Things like the revised definition on the trading account. I 
didn't find that more clear. Covered funds, which was the whole 
point, really, if you go back to the legislative intent, it 
just seemed their proposed rule punted on that and basically 
said it is in the too-hard stack that people have and it 
couldn't be solved. And then their metrics and reporting and 
recordkeeping look more burdensome to institutions subjected to 
it.
    So we don't have time to discuss it today. I know we will 
have a chance to talk about it, but I really urge you as you 
review these comments, I don't think you are on the right 
track.
    And thank you, Mr. Chairman. I yield back.
    Chairman Hensarling.
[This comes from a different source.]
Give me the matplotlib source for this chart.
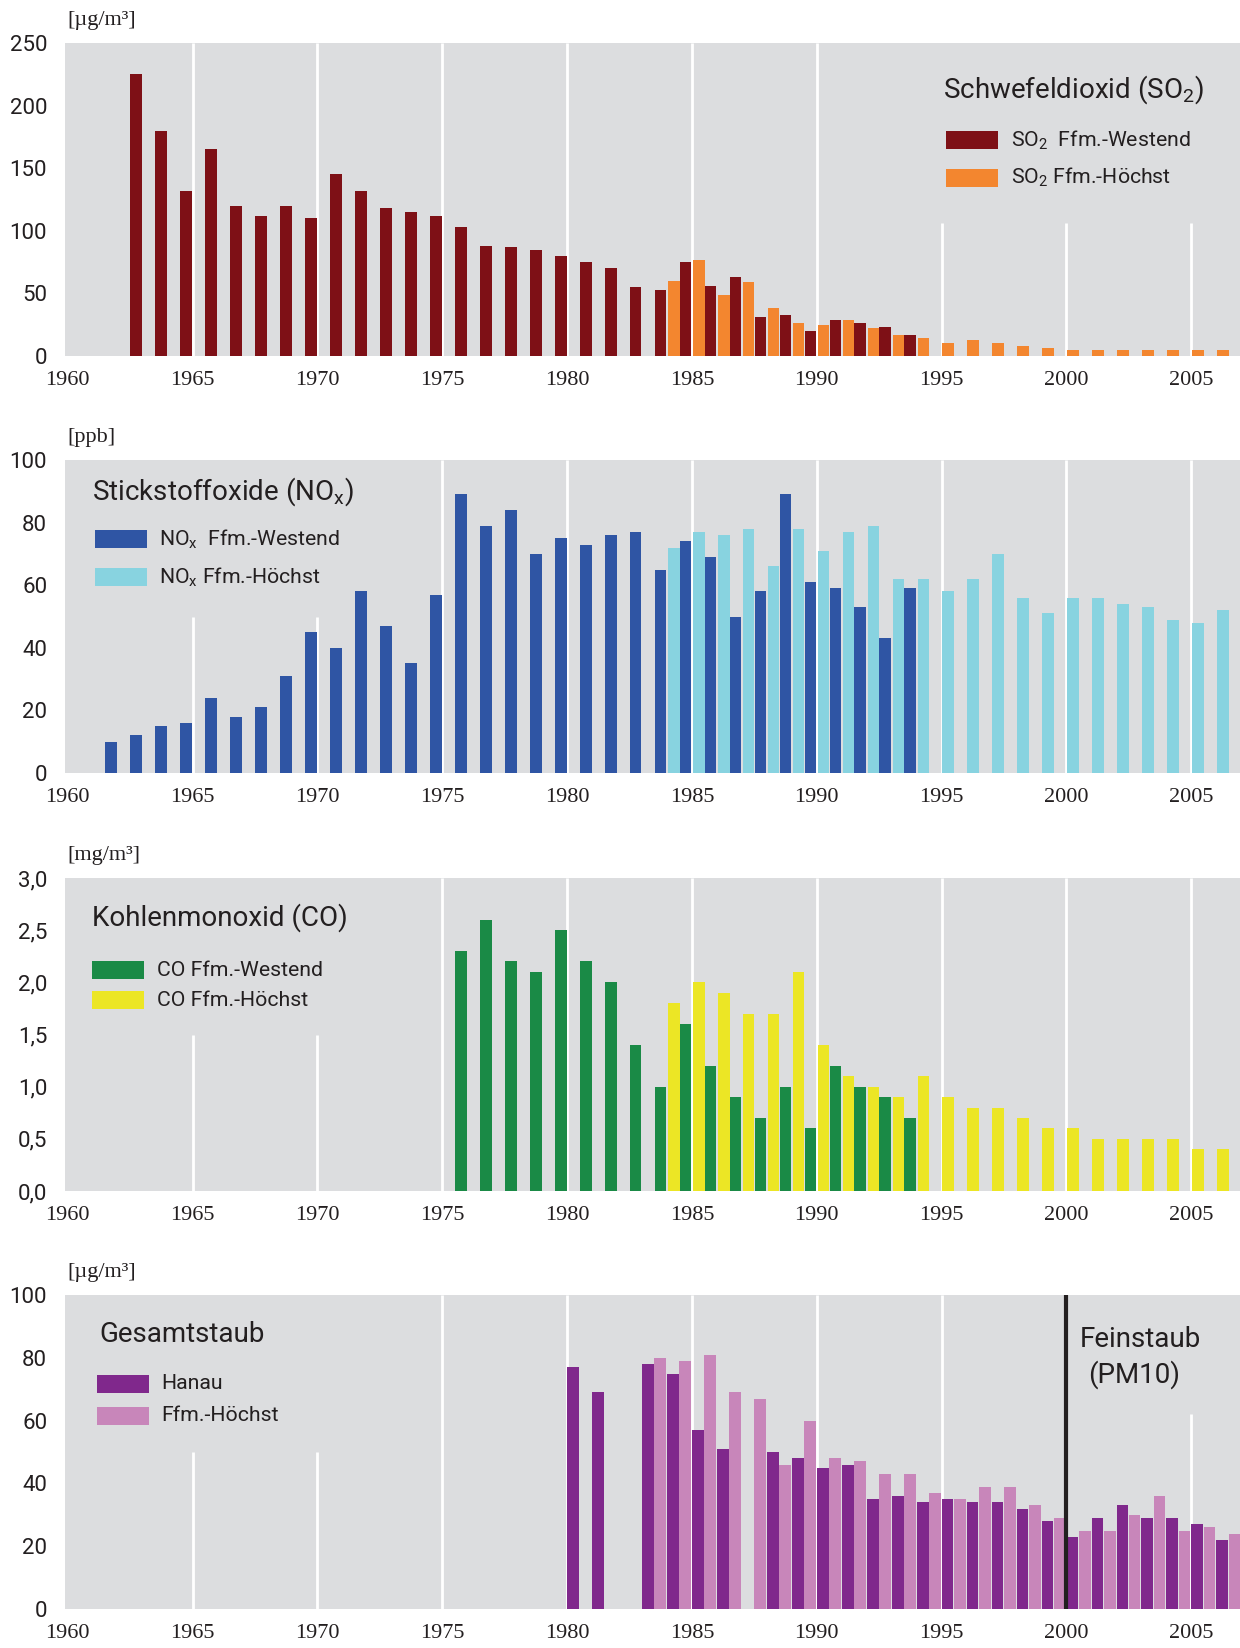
import matplotlib
matplotlib.use('Agg')
import matplotlib.pyplot as plt
import numpy as np
from matplotlib.patches import Rectangle

plt.rcParams['mathtext.default'] = 'regular'

SANS = ['Roboto', 'DejaVu Sans']
SERIF = ['Liberation Serif', 'DejaVu Serif']
TEXT = '#231f20'
BG = '#dcdddf'

# --- Schwefeldioxid ---
so2_west_jahre = list(range(1962, 1994))
so2_west = [225, 180, 132, 165, 120, 112, 120, 110, 145, 132, 118, 115, 112, 103, 88, 87,
            85, 80, 75, 70, 55, 53, 75, 56, 63, 31, 33, 20, 29, 26, 23, 17]
so2_hoechst_jahre = list(range(1984, 2007))
so2_hoechst = [60, 77, 49, 59, 38, 26, 25, 29, 22, 17, 14, 10, 13, 10, 8, 6, 5, 5, 5, 5, 5, 5, 5]

# --- Stickstoffoxide ---
nox_west_jahre = list(range(1961, 1994))
nox_west = [10, 12, 15, 16, 24, 18, 21, 31, 45, 40, 58, 47, 35, 57, 89, 79, 84, 70, 75, 73,
            76, 77, 65, 74, 69, 50, 58, 89, 61, 59, 53, 43, 59]
nox_hoechst_jahre = list(range(1984, 2007))
nox_hoechst = [72, 77, 76, 78, 66, 78, 71, 77, 79, 62, 62, 58, 62, 70, 56, 51, 56, 56, 54, 53,
               49, 48, 52]

# --- Kohlenmonoxid ---
co_west_jahre = list(range(1975, 1994))
co_west = [2.3, 2.6, 2.2, 2.1, 2.5, 2.2, 2.0, 1.4, 1.0, 1.6, 1.2, 0.9, 0.7, 1.0, 0.6, 1.2,
           1.0, 0.9, 0.7]
co_hoechst_jahre = list(range(1984, 2007))
co_hoechst = [1.8, 2.0, 1.9, 1.7, 1.7, 2.1, 1.4, 1.1, 1.0, 0.9, 1.1, 0.9, 0.8, 0.8, 0.7, 0.6,
              0.6, 0.5, 0.5, 0.5, 0.5, 0.4, 0.4]

# --- Staub ---
staub_hanau_jahre = [1980, 1981] + list(range(1983, 1987)) + list(range(1988, 2007))
staub_hanau = [77, 69, 78, 75, 57, 51, 50, 48, 45, 46, 35, 36, 34, 35, 34, 34, 32, 28, 23,
               29, 33, 29, 29, 27, 22]
staub_hoechst_jahre = list(range(1983, 2007))
staub_hoechst = [80, 79, 81, 69, 67, 46, 60, 48, 47, 43, 43, 37, 35, 39, 39, 33, 29, 25, 25,
                 30, 36, 25, 26, 24]

jahr_ticks = list(range(1960, 2006, 5))

fig = plt.figure(figsize=(12.4, 16.48), dpi=100)
links = 65.2 / 1240
breite = 1 - links
unten = [1 - 356 / 1648, 1 - 773 / 1648, 1 - 1191 / 1648, 1 - 1609 / 1648]
hoehe = 313 / 1648


def zeichne(ax, serien, ymax, yticks, ytexte, einheit, titel, titel_pos, leg_x, leg_y,
            teil_gitter, ohne_gitter=()):
    ax.set_facecolor(BG)
    for s in ax.spines.values():
        s.set_visible(False)
    ax.set_xlim(1959.9, 2006.95)
    ax.set_ylim(0, ymax)
    for j in range(1965, 2006, 5):
        if j in ohne_gitter:
            continue
        ax.vlines(j, 0, teil_gitter.get(j, ymax), color='white', lw=2, zorder=1)
    for jahre, werte, farbe, versatz, _ in serien:
        ax.bar(np.array(jahre) + versatz, werte, width=0.47, color=farbe, linewidth=0, zorder=2)
    ax.set_xticks(jahr_ticks)
    ax.set_xticklabels([str(j) for j in jahr_ticks], family=SERIF, fontsize=16, color=TEXT)
    ax.set_yticks(yticks)
    ax.set_yticklabels(ytexte, family=SANS, fontsize=16, color=TEXT)
    ax.tick_params(axis='both', length=0)
    ax.tick_params(axis='x', pad=11)
    ax.tick_params(axis='y', pad=13)
    ax.text(0.002, 1.073, einheit, transform=ax.transAxes, family=SERIF, fontsize=16,
            color=TEXT, va='center', ha='left')
    ax.text(titel_pos[0], titel_pos[1], titel, transform=ax.transAxes, family=SANS,
            fontsize=20, color=TEXT, va='center', ha='left')
    # Legende von Hand: dunkle Reihe oben
    for (jahre, werte, farbe, versatz, label), y in zip(serien[::-1], leg_y):
        ax.add_patch(Rectangle((leg_x, y - 0.0288), 0.0443, 0.0575, transform=ax.transAxes,
                               facecolor=farbe, linewidth=0, zorder=3))
        ax.text(leg_x + 0.055, y, label, transform=ax.transAxes, family=SANS, fontsize=15.3,
                color=TEXT, va='center', ha='left', zorder=3)


ax1 = fig.add_axes([links, unten[0], breite, hoehe])
zeichne(ax1,
        [(so2_hoechst_jahre, so2_hoechst, '#f3862f', 0.27, 'SO$_2$ Ffm.-Höchst'),
         (so2_west_jahre, so2_west, '#7e1016', 0.745, 'SO$_2$  Ffm.-Westend')],
        250, [0, 50, 100, 150, 200, 250], ['0', '50', '100', '150', '200', '250'],
        '[µg/m³]', 'Schwefeldioxid (SO$_2$)', (0.747, 0.85), 0.750, [0.69, 0.57],
        {1995: 106, 2000: 106, 2005: 106})

ax2 = fig.add_axes([links, unten[1], breite, hoehe])
zeichne(ax2,
        [(nox_hoechst_jahre, nox_hoechst, '#88d3e0', 0.27, 'NO$_x$ Ffm.-Höchst'),
         (nox_west_jahre, nox_west, '#2f55a4', 0.745, 'NO$_x$  Ffm.-Westend')],
        100, [0, 20, 40, 60, 80, 100], ['0', '20', '40', '60', '80', '100'],
        '[ppb]', 'Stickstoffoxide (NO$_x$)', (0.023, 0.898), 0.025, [0.748, 0.626],
        {1965: 50, 1970: 50})

ax3 = fig.add_axes([links, unten[2], breite, hoehe])
zeichne(ax3,
        [(co_hoechst_jahre, co_hoechst, '#ece625', 0.27, 'CO Ffm.-Höchst'),
         (co_west_jahre, co_west, '#1a8a46', 0.745, 'CO Ffm.-Westend')],
        3.0, [0, 0.5, 1.0, 1.5, 2.0, 2.5, 3.0], ['0,0', '0,5', '1,0', '1,5', '2,0', '2,5', '3,0'],
        '[mg/m³]', 'Kohlenmonoxid (CO)', (0.023, 0.875), 0.023, [0.706, 0.610],
        {1965: 1.5, 1970: 1.5})

ax4 = fig.add_axes([links, unten[3], breite, 314 / 1648])
zeichne(ax4,
        [(staub_hoechst_jahre, staub_hoechst, '#c886ba', 0.73, 'Ffm.-Höchst'),
         (staub_hanau_jahre, staub_hanau, '#80288c', 0.24, 'Hanau')],
        100, [0, 20, 40, 60, 80, 100], ['0', '20', '40', '60', '80', '100'],
        '[µg/m³]', 'Gesamtstaub', (0.029, 0.873), 0.027, [0.717, 0.615],
        {1965: 50, 1970: 50, 2005: 62}, ohne_gitter=(2000,))
ax4.axvline(2000, color=TEXT, lw=3, zorder=4)
ax4.text(0.915, 0.857, 'Feinstaub', transform=ax4.transAxes, family=SANS, fontsize=20,
         color=TEXT, ha='center', va='center')
ax4.text(0.910, 0.745, '(PM10)', transform=ax4.transAxes, family=SANS, fontsize=20,
         color=TEXT, ha='center', va='center')

fig.savefig('out.png', dpi=100)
The gentleman yields back.
    The Chair observes no other Members in the queue, thus we 
are prepared to release the witness.
    I want to thank the witness for his testimony today.
    The Chair notes that some Members may have additional 
questions for this panel, which they may wish to submit in 
writing. Without objection, the hearing record will remain open 
for 5 legislative days for Members to submit written questions 
to these witnesses and to place their responses in the record. 
Also, without objection, Members will have 5 legislative days 
to submit extraneous materials to the Chair for inclusion in 
the record.
    I would ask, Mr. Otting, that you please respond promptly 
as you are able.
    Now this hearing stands adjourned.
    [Whereupon, at 12:40 p.m., the committee was adjourned.]